Nell’ambito di un giudizio in materia di indebito previdenziale, spetta al titolare del beneficio dimostrare i fatti costitutivi del diritto a conseguire la prestazione contestata

La Corte di Cassazione, con la sentenza n. 2631/2018 si è pronunciata sul ricorso presentato dall’Inps nell’ambito di un contenzioso in materia di indebito previdenziale.

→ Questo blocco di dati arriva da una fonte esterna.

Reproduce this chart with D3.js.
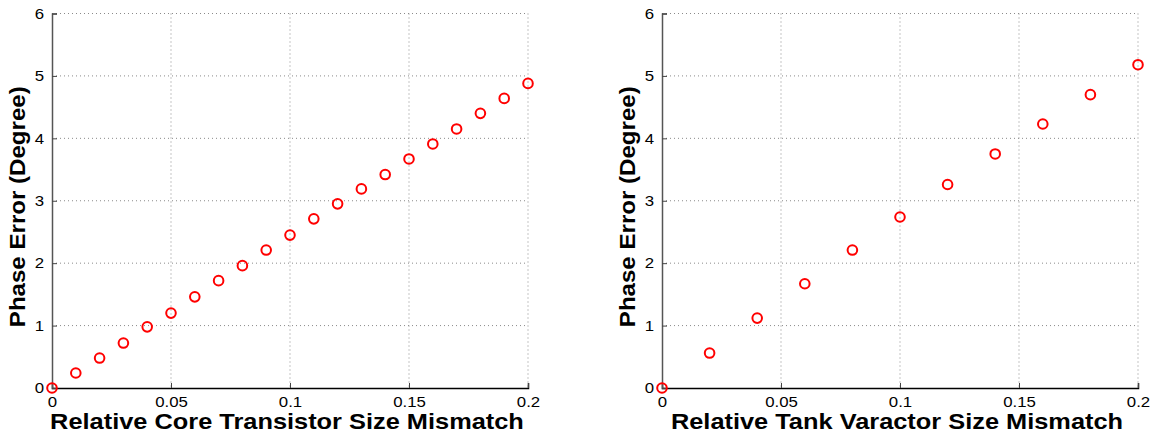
<!DOCTYPE html>
<html>
<head>
<meta charset="utf-8">
<script src="https://cdn.jsdelivr.net/npm/d3@7"></script>
<style>
  html, body { margin: 0; padding: 0; background: #fff; }
  svg { display: block; }
</style>
</head>
<body>
<svg id="chart" width="1156" height="435"></svg>
<script>
// Phase error vs. relative mismatch, core transistor sweep
const coreMismatch = [0, 0.01, 0.02, 0.03, 0.04, 0.05, 0.06, 0.07, 0.08, 0.09, 0.10,
                      0.11, 0.12, 0.13, 0.14, 0.15, 0.16, 0.17, 0.18, 0.19, 0.20];
const corePhaseError = [0, 0.24, 0.48, 0.72, 0.98, 1.20, 1.46, 1.72, 1.96, 2.21, 2.45,
                        2.71, 2.95, 3.19, 3.42, 3.67, 3.91, 4.15, 4.40, 4.64, 4.88];

// Tank varactor sweep
const tankMismatch = [0, 0.02, 0.04, 0.06, 0.08, 0.10, 0.12, 0.14, 0.16, 0.18, 0.20];
const tankPhaseError = [0, 0.56, 1.12, 1.67, 2.21, 2.74, 3.26, 3.75, 4.23, 4.70, 5.18];

const xTicks = [0, 0.05, 0.1, 0.15, 0.2];
const xTickLabels = ["0", "0.05", "0.1", "0.15", "0.2"];
const yTicks = [0, 1, 2, 3, 4, 5, 6];
const yTickLabels = ["0", "1", "2", "3", "4", "5", "6"];

const yLabel = "Phase Error (Degree)";
const panels = [
  { xs: coreMismatch, ys: corePhaseError, xLabel: "Relative Core Transistor Size Mismatch", left: 52, right: 528 },
  { xs: tankMismatch, ys: tankPhaseError, xLabel: "Relative Tank Varactor Size Mismatch", left: 662, right: 1138 }
];

const FONT = "Liberation Sans, Arial, Helvetica, sans-serif";

// widen a text element horizontally, keeping its anchor
function widen(sel, k) {
  sel.each(function () {
    const len = this.getComputedTextLength();
    d3.select(this).attr("textLength", len * k).attr("lengthAdjust", "spacingAndGlyphs");
  });
}

const svg = d3.select("#chart");
const plotTop = 13.5, plotBottom = 388;

panels.forEach(p => {
  const x = d3.scaleLinear().domain([0, 0.2]).range([p.left, p.right]);
  const y = d3.scaleLinear().domain([0, 6]).range([plotBottom, plotTop]);
  const g = svg.append("g");

  // dotted grid
  g.append("g").selectAll("line").data(xTicks.slice(1)).join("line")
    .attr("x1", d => x(d)).attr("x2", d => x(d))
    .attr("y1", plotTop).attr("y2", plotBottom)
    .attr("stroke", "#8a8a8a").attr("stroke-width", 1).attr("stroke-dasharray", "1,3");
  g.append("g").selectAll("line").data(yTicks.slice(1)).join("line")
    .attr("x1", p.left).attr("x2", p.right)
    .attr("y1", d => y(d)).attr("y2", d => y(d))
    .attr("stroke", "#8a8a8a").attr("stroke-width", 1).attr("stroke-dasharray", "1,3");

  // bottom axis with inward ticks
  const xAxis = d3.axisBottom(x).tickValues(xTicks)
    .tickFormat((d, i) => xTickLabels[i]).tickSize(-5).tickPadding(8);
  const xa = g.append("g").attr("transform", `translate(0,${plotBottom})`).call(xAxis);
  xa.select(".domain").attr("stroke", "#000").attr("stroke-width", 1.5);
  xa.selectAll(".tick line").attr("stroke", "#444");
  xa.selectAll(".tick text").attr("font-size", 15)
    .attr("font-family", FONT).attr("fill", "#000").call(widen, 1.12);

  // left axis with inward ticks
  const yAxis = d3.axisLeft(y).tickValues(yTicks)
    .tickFormat((d, i) => yTickLabels[i]).tickSize(-5).tickPadding(8);
  const ya = g.append("g").attr("transform", `translate(${p.left},0)`).call(yAxis);
  ya.select(".domain").attr("stroke", "#555").attr("stroke-width", 1.5);
  ya.selectAll(".tick line").attr("stroke", "#444");
  ya.selectAll(".tick text").attr("font-size", 15)
    .attr("font-family", FONT).attr("fill", "#000").call(widen, 1.12);

  // markers
  g.append("g").selectAll("circle").data(p.xs.map((v, i) => [v, p.ys[i]])).join("circle")
    .attr("cx", d => x(d[0])).attr("cy", d => y(d[1])).attr("r", 4.8)
    .attr("fill", "none").attr("stroke", "#ff0000").attr("stroke-width", 2);

  // axis titles
  g.append("text")
    .attr("x", (p.left + p.right) / 2 - 3).attr("y", 428.5)
    .attr("text-anchor", "middle").attr("font-size", 21.5).attr("font-weight", "bold")
    .attr("font-family", FONT).attr("fill", "#000")
    .text(p.xLabel).call(widen, 1.18);
  g.append("text")
    .attr("transform", `translate(${p.left - 27},${(plotTop + plotBottom) / 2 + 6}) rotate(-90)`)
    .attr("text-anchor", "middle").attr("font-size", 21.5).attr("font-weight", "bold")
    .attr("font-family", FONT).attr("fill", "#000")
    .text(yLabel).call(widen, 1.12);
});
</script>
</body>
</html>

Nello specifico l’Istituto riteneva di aver versato a una donna in pensione importi maggiori dell’assegno mensile di assistenza di cui la stessa era titolare. Un’eccedenza verificatasi per effetto del riscontrato superamento, da parte della signora, dei limiti di reddito previsti per tale beneficio tra il 2004 ed il 2011. Da qui la richiesta della restituzione della somma con due note inviate all’appellante nel primo semestre del 2011.

La donna si era quindi rivolta al Tribunale chiedendo l’accertamento negativo del debito, ma la sua istanza era stata respinta. In secondo grado, invece, la Corte territoriale aveva riformato la decisione impugnata, dichiarando illegittimo il recupero operato dall’Inps.

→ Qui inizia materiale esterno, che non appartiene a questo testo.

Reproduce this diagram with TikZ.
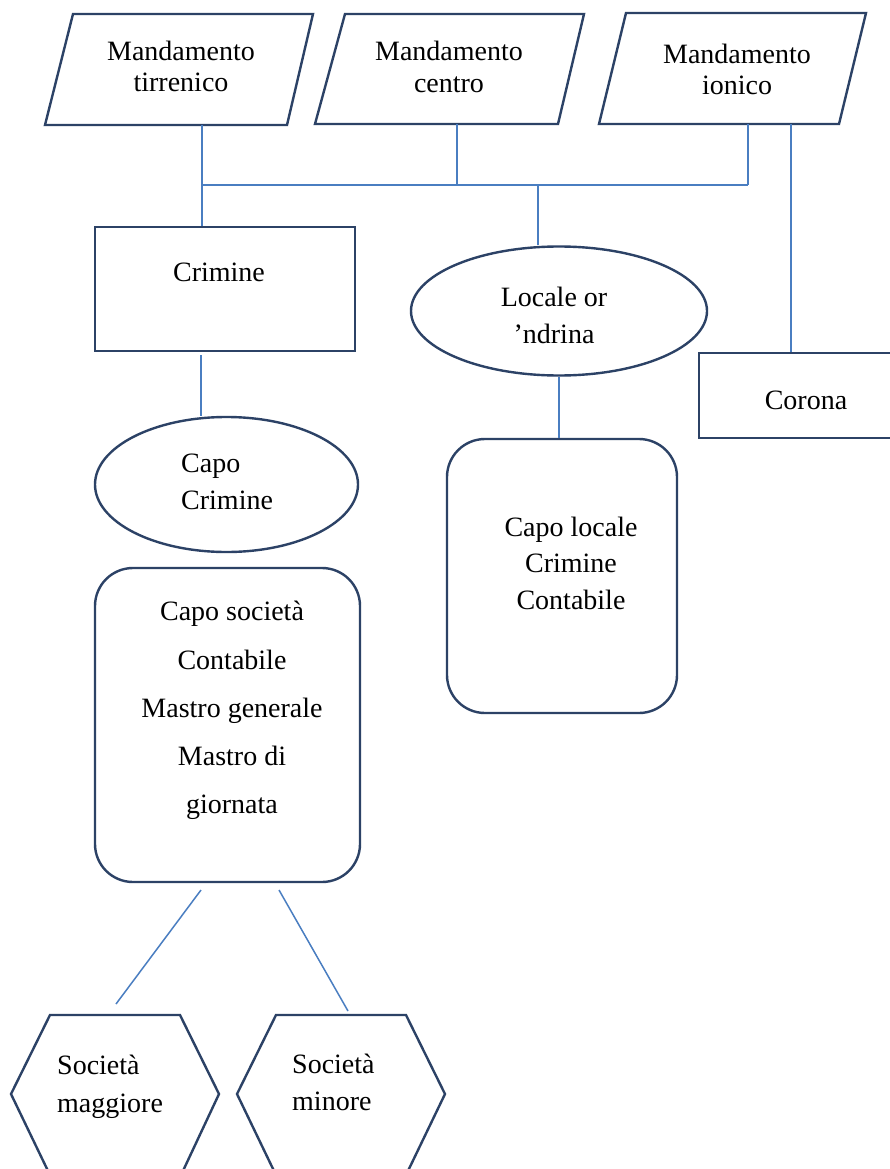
\documentclass[tikz,border=0pt]{standalone}
\usepackage{fontspec}
\setmainfont{Liberation Serif}
\usetikzlibrary{shapes.geometric}
\definecolor{outline}{RGB}{44,66,102}
\definecolor{conn}{RGB}{74,126,193}
\tikzset{
  shapebox/.style={draw=outline, line width=2.4pt, inner sep=0pt},
  link/.style={draw=conn, line width=1.5pt},
  txt/.style={anchor=base, inner sep=0pt, font=\fontsize{28}{34}\selectfont, text=black},
  txtw/.style={anchor=base west, inner sep=0pt, font=\fontsize{28}{34}\selectfont, text=black}
}
\begin{document}
\begin{tikzpicture}[x=1pt,y=-1pt]
\useasboundingbox (0,0) rectangle (890,1169);
\fill[white] (0,0) rectangle (890,1169);

% parallelograms
\draw[shapebox, line join=miter] (73,14) -- (313,14) -- (287,125) -- (45,125) -- cycle;
\draw[shapebox, line join=miter] (345,14) -- (584,14) -- (558,124) -- (315,124) -- cycle;
\draw[shapebox, line join=miter] (626,13) -- (866,13) -- (839,124) -- (599,124) -- cycle;
\coordinate (p1b) at (202,125);
\coordinate (p2b) at (457,124);
\coordinate (p3b) at (748,124);
\coordinate (p3c) at (791,124);
\coordinate (j1) at (202,185);
\coordinate (j2) at (457,185);
\coordinate (j3) at (748,185);
\coordinate (j4) at (538,185);

% boxes
\node[shapebox, rectangle, minimum width=260pt, minimum height=124pt] (crimine) at (225,289) {};
\node[shapebox, ellipse, minimum width=296pt, minimum height=129pt] (locale) at (559,311) {};
\node[shapebox, rectangle, minimum width=200pt, minimum height=85pt] (corona) at (799,395.5) {};
\node[shapebox, ellipse, minimum width=263pt, minimum height=135pt] (capocrim) at (226.5,484.5) {};
\node[shapebox, rectangle, rounded corners=38pt, minimum width=265pt, minimum height=314pt] (capobox) at (227.5,725) {};
\node[shapebox, rectangle, rounded corners=38pt, minimum width=230pt, minimum height=274pt] (localebox) at (562,576) {};

% hexagons
\draw[shapebox, line join=miter] (50,1015) -- (180,1015) -- (219,1094) -- (182,1173) -- (49,1173) -- (11,1094) -- cycle;
\draw[shapebox, line join=miter] (276,1015) -- (406,1015) -- (445,1094) -- (407,1173) -- (275,1173) -- (237,1094) -- cycle;
\coordinate (h1t) at (116,1004);
\coordinate (h2t) at (348,1011);
\coordinate (cb1) at (201,890);
\coordinate (cb2) at (279,890);

% connectors
\draw[link] (p1b) -- (crimine.north -| p1b);
\draw[link] (j1) -- (j3);
\draw[link] (p2b) -- (j2);
\draw[link] (p3b) -- (j3);
\draw[link] (j4) -- (j4 |- locale.north);
\draw[link] (p3c) -- (p3c |- corona.north);
\coordinate (cr1) at (201,355);
\draw[link] (cr1) -- (cr1 |- capocrim.north);
\draw[link] (locale.south) -- (localebox.north -| locale.south);
\draw[link] (cb1) -- (h1t);
\draw[link] (cb2) -- (h2t);

% texts
\node[txt] (t1a) at (181,61) {Mandamento};
\node[txt] (t1b) at (181,92) {tirrenico};
\node[txt] (t2a) at (449,61) {Mandamento};
\node[txt] (t2b) at (449,93) {centro};
\node[txt] (t3a) at (737,64) {Mandamento};
\node[txt] (t3b) at (737,95) {ionico};
\node[txt] (t4) at (219,281) {Crimine};
\node[txt] (t5a) at (554,306) {Locale or};
\node[txt] (t5b) at (554,343) {’ndrina};
\node[txt] (t6) at (806,409) {Corona};
\node[txtw] (t7a) at (181,472) {Capo};
\node[txtw] (t7b) at (181,509) {Crimine};
\node[txt] (t8a) at (232,620) {Capo società};
\node[txt] (t8b) at (232,669) {Contabile};
\node[txt] (t8c) at (232,717) {Mastro generale};
\node[txt] (t8d) at (232,765) {Mastro di};
\node[txt] (t8e) at (232,813) {giornata};
\node[txt] (t9a) at (571,536) {Capo locale};
\node[txt] (t9b) at (571,572) {Crimine};
\node[txt] (t9c) at (571,609) {Contabile};
\node[txtw] (t10a) at (57,1074) {Società};
\node[txtw] (t10b) at (57,1112) {maggiore};
\node[txtw] (t11a) at (292,1073) {Società};
\node[txtw] (t11b) at (292,1110) {minore};
\end{tikzpicture}
\end{document}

La prima nota, infatti, secondo il Giudice di appello non conteneva una specifica, anno per anno, dell’eccedenza della prestazione erogata rispetto a quella dovuta. Né tantomeno l’indicazione delle ragioni dell’eccedenza stessa. La seconda nota, invece, conteneva la specificazione della prestazione erogata nel solo periodo 2008 – 2010. Pertanto l’assistita non era stata posta nelle condizioni di poter verificare il debito contestatole e di contraddire all’avversa pretesa. L’Istituto era stato quindi condannato alla restituzione delle somme trattenute.

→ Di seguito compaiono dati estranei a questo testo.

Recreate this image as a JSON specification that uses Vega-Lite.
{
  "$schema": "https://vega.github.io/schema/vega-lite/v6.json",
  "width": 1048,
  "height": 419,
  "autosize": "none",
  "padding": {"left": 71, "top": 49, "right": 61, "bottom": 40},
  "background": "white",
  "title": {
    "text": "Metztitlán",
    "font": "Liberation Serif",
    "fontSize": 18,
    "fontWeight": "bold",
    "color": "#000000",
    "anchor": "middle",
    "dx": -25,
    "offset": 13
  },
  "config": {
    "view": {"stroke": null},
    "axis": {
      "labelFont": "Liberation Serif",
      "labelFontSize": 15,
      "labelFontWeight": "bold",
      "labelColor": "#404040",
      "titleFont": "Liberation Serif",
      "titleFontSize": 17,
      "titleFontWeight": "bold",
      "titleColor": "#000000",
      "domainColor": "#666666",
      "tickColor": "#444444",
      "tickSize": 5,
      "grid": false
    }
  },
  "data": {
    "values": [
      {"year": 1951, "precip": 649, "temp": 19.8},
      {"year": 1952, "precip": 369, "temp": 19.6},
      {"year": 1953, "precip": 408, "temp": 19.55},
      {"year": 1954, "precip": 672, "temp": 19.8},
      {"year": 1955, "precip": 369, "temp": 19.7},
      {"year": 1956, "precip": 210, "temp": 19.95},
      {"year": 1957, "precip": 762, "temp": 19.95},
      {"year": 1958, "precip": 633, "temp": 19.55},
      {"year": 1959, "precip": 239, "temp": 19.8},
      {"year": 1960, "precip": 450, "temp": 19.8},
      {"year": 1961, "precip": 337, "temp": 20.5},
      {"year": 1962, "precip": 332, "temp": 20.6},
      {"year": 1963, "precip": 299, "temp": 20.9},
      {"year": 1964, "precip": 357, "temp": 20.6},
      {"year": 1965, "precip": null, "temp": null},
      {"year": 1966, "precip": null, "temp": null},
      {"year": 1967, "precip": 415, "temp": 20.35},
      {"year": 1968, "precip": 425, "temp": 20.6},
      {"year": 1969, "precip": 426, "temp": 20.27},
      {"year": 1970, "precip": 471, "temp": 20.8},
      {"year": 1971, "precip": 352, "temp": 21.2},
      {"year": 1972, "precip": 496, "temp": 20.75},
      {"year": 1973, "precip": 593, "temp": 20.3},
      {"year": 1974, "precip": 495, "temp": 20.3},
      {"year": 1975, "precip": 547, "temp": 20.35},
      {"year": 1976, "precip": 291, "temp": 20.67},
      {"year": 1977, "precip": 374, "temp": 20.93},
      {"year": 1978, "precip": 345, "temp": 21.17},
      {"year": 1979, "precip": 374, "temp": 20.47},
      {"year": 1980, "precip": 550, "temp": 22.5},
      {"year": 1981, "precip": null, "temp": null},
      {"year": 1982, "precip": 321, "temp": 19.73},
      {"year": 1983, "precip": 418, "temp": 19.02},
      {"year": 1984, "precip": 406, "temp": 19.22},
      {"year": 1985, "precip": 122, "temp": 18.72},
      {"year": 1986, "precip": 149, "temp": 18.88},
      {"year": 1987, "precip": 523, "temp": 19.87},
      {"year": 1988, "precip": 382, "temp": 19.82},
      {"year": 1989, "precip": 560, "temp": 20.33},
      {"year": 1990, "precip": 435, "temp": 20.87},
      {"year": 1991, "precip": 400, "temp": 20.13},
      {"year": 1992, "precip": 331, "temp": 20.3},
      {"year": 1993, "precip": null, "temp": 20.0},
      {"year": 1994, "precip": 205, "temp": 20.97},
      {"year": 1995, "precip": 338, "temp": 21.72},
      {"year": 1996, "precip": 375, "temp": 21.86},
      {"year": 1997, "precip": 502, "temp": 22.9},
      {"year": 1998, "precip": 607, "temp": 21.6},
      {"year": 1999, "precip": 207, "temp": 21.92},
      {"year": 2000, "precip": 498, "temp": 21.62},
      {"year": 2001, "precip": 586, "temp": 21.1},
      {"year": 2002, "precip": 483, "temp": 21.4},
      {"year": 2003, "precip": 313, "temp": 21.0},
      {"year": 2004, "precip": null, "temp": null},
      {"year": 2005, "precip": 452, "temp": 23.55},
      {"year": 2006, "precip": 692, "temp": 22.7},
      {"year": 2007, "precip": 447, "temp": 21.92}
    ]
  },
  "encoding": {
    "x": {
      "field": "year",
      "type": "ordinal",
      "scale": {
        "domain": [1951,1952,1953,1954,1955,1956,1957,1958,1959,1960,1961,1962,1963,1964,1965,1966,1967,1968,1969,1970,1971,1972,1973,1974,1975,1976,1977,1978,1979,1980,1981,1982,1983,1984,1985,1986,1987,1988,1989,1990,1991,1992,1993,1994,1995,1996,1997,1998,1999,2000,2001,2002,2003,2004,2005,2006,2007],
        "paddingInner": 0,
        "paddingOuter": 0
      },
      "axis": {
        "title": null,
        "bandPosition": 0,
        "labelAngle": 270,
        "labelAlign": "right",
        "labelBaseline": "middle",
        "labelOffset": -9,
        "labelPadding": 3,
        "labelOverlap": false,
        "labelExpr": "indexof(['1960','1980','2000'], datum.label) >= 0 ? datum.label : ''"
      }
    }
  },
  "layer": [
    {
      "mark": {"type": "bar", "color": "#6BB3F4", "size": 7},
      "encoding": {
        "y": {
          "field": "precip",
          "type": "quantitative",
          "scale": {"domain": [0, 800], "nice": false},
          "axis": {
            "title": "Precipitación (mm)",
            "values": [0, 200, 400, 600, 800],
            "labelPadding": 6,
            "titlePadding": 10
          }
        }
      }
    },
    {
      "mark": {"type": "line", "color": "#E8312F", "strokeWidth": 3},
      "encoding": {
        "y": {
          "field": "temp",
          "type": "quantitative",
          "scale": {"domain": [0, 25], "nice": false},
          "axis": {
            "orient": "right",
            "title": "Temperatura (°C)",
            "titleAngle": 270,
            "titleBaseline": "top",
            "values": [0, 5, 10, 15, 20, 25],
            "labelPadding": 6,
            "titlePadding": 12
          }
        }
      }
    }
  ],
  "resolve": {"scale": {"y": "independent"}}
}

Nel ricorrere per cassazione, l’Inps lamentava violazione e falsa applicazione della normativa.

A detta dell’Istituto, la Corte d’appello avrebbe disatteso il principio affermato dalle Sezioni Unite della Corte di Cassazione con la sentenza n. 18046/2010. In base a tale pronuncia spetta infatti spetta al pensionato che miri ad ottenere l’accertamento negativo del suo obbligo di restituzione l’onere di provare i fatti costitutivi del diritto a conseguire la prestazione contestata.

Nel caso in esame, quindi, spettava alla donna la dimostrazione di non aver superato i limiti reddituali di legge per l’ottenimento del beneficio. La circostanza della ritenuta genericità della comunicazione volta alla richiesta di rimborso sarebbe quindi stata del tutto irrilevante.

I Giudici del Palazzaccio hanno ritenuto effettivamente di aderire alle argomentazioni proposte, accogliendo il ricorso in quanto fondato. La Cassazione ha infatti confermato che, in tema d’indebito previdenziale, “è a carico esclusivo dell'”accipiens” l’onere di provare i fatti costitutivi del diritto a conseguire la prestazione contestata, ovvero l’esistenza di un titolo che consenta di qualificare come adempimento quanto corrisposto”.

Peraltro, non assume rilievo l’inosservanza, da parte dell’Istituto, dell’obbligo di verificare annualmente l’esistenza di situazioni reddituali incidenti sul diritto o sulla misura della pensione.

Nella fattispecie in questione era emerso che la ragione dell’indebito era riconducibile al godimento dell’assegno pur in presenza del superamento dei previsti limiti reddituali. Di conseguenza spettava all’attrice, che ne aveva la possibilità e l’onere, dimostrare che i redditi percepiti nel periodo relativo alla richiesta di rimborso erano rimasti al di sotto della soglia di legge ai fini del mantenimento della suddetta provvidenza.